* **STATED EXERCISE**
Repeat everything from the first line of the listing below through the line that contains "1.6, 2.2, 3.6, 4.9, 6.2, 7.4, 8.7, 10.0, 11.3, 12.6, 13.2];", exactly. Leave out pictures.

* **PROVIDED MATERIAL**
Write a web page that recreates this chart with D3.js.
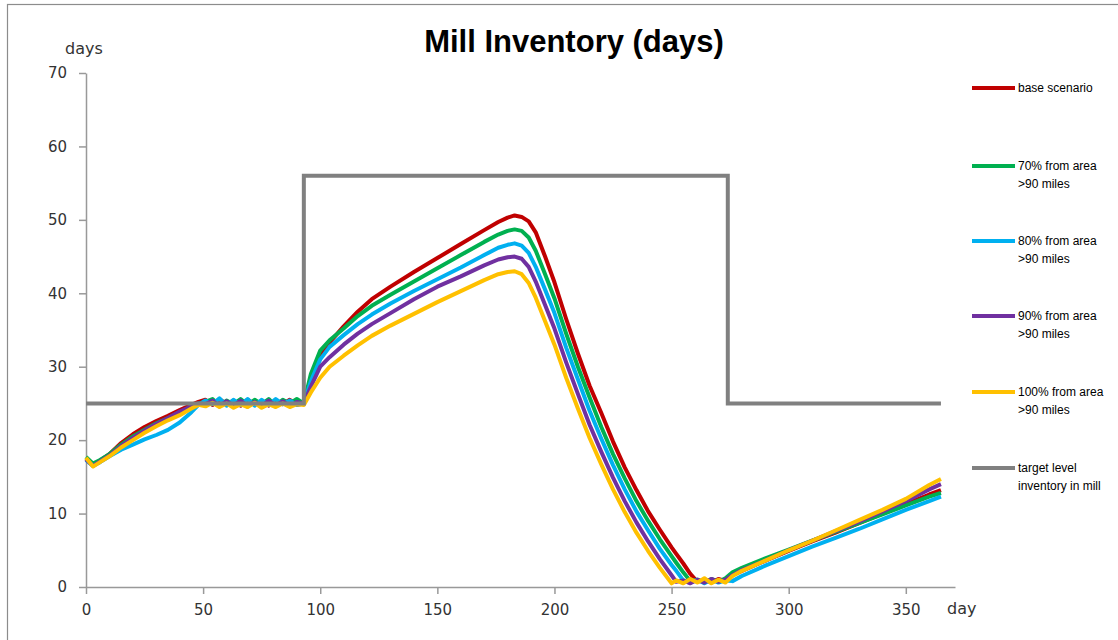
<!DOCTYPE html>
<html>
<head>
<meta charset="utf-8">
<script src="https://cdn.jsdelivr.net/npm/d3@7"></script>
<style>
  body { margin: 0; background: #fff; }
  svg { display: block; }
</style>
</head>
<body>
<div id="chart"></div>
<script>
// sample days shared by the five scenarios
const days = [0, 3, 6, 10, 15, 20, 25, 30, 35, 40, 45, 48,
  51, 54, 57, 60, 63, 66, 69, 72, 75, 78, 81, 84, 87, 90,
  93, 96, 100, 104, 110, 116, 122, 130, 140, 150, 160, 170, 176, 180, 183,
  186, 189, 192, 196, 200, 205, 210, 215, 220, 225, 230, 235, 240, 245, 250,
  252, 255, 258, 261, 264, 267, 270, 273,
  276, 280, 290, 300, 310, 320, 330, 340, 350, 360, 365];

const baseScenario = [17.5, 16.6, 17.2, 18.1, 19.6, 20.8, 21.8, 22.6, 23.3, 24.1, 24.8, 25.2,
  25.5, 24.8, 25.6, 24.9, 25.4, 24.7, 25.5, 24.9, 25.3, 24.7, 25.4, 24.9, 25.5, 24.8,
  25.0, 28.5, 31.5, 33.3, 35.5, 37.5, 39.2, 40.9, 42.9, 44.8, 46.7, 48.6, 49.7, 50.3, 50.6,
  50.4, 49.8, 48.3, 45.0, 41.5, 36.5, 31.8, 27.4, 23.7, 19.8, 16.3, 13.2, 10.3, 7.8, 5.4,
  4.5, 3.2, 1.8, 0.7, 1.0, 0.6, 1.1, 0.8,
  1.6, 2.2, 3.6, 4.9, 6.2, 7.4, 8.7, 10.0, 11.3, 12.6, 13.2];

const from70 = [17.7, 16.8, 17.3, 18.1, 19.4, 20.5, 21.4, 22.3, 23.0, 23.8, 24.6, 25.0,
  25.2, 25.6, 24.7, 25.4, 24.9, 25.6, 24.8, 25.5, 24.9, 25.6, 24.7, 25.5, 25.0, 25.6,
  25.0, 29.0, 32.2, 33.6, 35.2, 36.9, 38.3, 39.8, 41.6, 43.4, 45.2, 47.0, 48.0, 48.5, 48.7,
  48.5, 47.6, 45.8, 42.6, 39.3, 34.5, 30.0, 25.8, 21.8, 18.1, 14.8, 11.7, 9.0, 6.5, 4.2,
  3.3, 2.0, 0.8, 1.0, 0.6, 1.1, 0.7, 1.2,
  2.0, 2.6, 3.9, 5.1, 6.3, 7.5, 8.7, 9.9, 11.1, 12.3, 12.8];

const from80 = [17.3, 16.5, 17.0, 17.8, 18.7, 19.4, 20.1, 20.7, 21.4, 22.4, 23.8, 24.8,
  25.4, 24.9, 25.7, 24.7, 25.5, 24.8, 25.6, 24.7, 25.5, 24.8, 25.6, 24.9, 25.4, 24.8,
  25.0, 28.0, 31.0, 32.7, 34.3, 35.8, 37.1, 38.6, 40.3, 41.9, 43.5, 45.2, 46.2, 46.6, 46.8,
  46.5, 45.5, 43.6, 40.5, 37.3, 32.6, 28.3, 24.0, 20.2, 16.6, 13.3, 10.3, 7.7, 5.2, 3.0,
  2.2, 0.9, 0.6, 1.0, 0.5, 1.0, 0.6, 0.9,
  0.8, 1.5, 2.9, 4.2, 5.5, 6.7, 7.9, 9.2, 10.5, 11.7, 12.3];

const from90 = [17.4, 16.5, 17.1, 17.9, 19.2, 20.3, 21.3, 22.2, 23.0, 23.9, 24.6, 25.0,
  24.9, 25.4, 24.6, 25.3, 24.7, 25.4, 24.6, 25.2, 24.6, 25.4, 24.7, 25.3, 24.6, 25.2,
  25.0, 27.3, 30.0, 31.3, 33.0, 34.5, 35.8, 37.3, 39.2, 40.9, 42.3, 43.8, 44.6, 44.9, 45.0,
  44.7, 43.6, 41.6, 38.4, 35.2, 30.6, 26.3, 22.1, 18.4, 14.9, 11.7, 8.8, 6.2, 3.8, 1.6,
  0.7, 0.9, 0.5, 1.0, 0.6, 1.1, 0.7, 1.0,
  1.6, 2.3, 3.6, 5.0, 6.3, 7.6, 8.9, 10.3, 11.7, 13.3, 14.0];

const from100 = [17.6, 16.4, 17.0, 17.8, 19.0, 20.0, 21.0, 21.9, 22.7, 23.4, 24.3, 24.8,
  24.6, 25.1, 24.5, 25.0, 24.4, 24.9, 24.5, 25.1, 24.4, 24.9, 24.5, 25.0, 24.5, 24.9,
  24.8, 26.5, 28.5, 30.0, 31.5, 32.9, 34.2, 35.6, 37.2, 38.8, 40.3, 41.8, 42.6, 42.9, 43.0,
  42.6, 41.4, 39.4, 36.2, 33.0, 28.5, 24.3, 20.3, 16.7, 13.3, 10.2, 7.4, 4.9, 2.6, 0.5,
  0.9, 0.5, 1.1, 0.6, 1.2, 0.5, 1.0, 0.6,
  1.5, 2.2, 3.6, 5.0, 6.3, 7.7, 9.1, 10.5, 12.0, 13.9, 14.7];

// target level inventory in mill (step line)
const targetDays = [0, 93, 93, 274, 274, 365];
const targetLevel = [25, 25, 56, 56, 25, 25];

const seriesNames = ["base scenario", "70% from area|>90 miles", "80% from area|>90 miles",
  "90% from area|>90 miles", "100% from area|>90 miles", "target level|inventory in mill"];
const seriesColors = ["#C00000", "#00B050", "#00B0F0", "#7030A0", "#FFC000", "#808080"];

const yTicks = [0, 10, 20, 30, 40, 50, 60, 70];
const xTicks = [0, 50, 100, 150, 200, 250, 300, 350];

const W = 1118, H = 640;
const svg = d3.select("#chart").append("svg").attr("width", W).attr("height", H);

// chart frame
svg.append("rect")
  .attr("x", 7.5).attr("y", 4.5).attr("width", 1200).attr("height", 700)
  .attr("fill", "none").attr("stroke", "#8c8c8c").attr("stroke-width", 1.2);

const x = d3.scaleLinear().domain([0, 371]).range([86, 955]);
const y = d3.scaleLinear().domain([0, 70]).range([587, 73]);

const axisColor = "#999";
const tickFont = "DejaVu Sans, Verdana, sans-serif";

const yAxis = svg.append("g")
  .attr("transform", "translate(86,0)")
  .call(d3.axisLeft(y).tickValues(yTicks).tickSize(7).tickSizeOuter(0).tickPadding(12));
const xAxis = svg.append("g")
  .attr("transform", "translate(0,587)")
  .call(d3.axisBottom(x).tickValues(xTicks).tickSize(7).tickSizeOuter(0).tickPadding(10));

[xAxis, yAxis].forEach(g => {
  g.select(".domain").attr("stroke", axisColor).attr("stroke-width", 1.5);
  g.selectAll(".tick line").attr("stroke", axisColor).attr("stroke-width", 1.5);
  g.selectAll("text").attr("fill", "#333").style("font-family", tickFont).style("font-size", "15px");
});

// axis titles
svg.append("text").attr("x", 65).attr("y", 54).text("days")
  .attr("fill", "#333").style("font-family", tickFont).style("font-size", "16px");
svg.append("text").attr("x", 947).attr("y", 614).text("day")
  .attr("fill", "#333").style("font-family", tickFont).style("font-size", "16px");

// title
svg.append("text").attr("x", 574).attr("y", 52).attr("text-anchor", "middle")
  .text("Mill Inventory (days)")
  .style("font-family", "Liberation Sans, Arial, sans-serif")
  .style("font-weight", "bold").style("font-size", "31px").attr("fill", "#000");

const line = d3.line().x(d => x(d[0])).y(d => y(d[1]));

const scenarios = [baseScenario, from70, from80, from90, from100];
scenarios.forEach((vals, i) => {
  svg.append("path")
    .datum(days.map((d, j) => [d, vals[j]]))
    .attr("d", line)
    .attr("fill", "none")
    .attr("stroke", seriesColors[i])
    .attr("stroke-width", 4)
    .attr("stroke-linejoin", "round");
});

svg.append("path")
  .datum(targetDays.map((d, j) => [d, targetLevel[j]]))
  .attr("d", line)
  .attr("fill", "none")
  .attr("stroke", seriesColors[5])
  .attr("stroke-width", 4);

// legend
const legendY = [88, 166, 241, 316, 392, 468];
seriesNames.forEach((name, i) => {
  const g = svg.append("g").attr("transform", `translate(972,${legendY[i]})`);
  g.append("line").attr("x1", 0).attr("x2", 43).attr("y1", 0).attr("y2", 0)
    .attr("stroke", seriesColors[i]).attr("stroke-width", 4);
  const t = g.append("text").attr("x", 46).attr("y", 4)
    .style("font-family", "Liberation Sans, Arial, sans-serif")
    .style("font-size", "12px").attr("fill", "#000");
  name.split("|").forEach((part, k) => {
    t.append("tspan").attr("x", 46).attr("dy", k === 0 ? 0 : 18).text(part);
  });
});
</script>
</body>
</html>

* **FULL RESPONSE**
Write a web page that recreates this chart with D3.js.
<!DOCTYPE html>
<html>
<head>
<meta charset="utf-8">
<script src="https://cdn.jsdelivr.net/npm/d3@7"></script>
<style>
  body { margin: 0; background: #fff; }
  svg { display: block; }
</style>
</head>
<body>
<div id="chart"></div>
<script>
// sample days shared by the five scenarios
const days = [0, 3, 6, 10, 15, 20, 25, 30, 35, 40, 45, 48,
  51, 54, 57, 60, 63, 66, 69, 72, 75, 78, 81, 84, 87, 90,
  93, 96, 100, 104, 110, 116, 122, 130, 140, 150, 160, 170, 176, 180, 183,
  186, 189, 192, 196, 200, 205, 210, 215, 220, 225, 230, 235, 240, 245, 250,
  252, 255, 258, 261, 264, 267, 270, 273,
  276, 280, 290, 300, 310, 320, 330, 340, 350, 360, 365];

const baseScenario = [17.5, 16.6, 17.2, 18.1, 19.6, 20.8, 21.8, 22.6, 23.3, 24.1, 24.8, 25.2,
  25.5, 24.8, 25.6, 24.9, 25.4, 24.7, 25.5, 24.9, 25.3, 24.7, 25.4, 24.9, 25.5, 24.8,
  25.0, 28.5, 31.5, 33.3, 35.5, 37.5, 39.2, 40.9, 42.9, 44.8, 46.7, 48.6, 49.7, 50.3, 50.6,
  50.4, 49.8, 48.3, 45.0, 41.5, 36.5, 31.8, 27.4, 23.7, 19.8, 16.3, 13.2, 10.3, 7.8, 5.4,
  4.5, 3.2, 1.8, 0.7, 1.0, 0.6, 1.1, 0.8,
  1.6, 2.2, 3.6, 4.9, 6.2, 7.4, 8.7, 10.0, 11.3, 12.6, 13.2];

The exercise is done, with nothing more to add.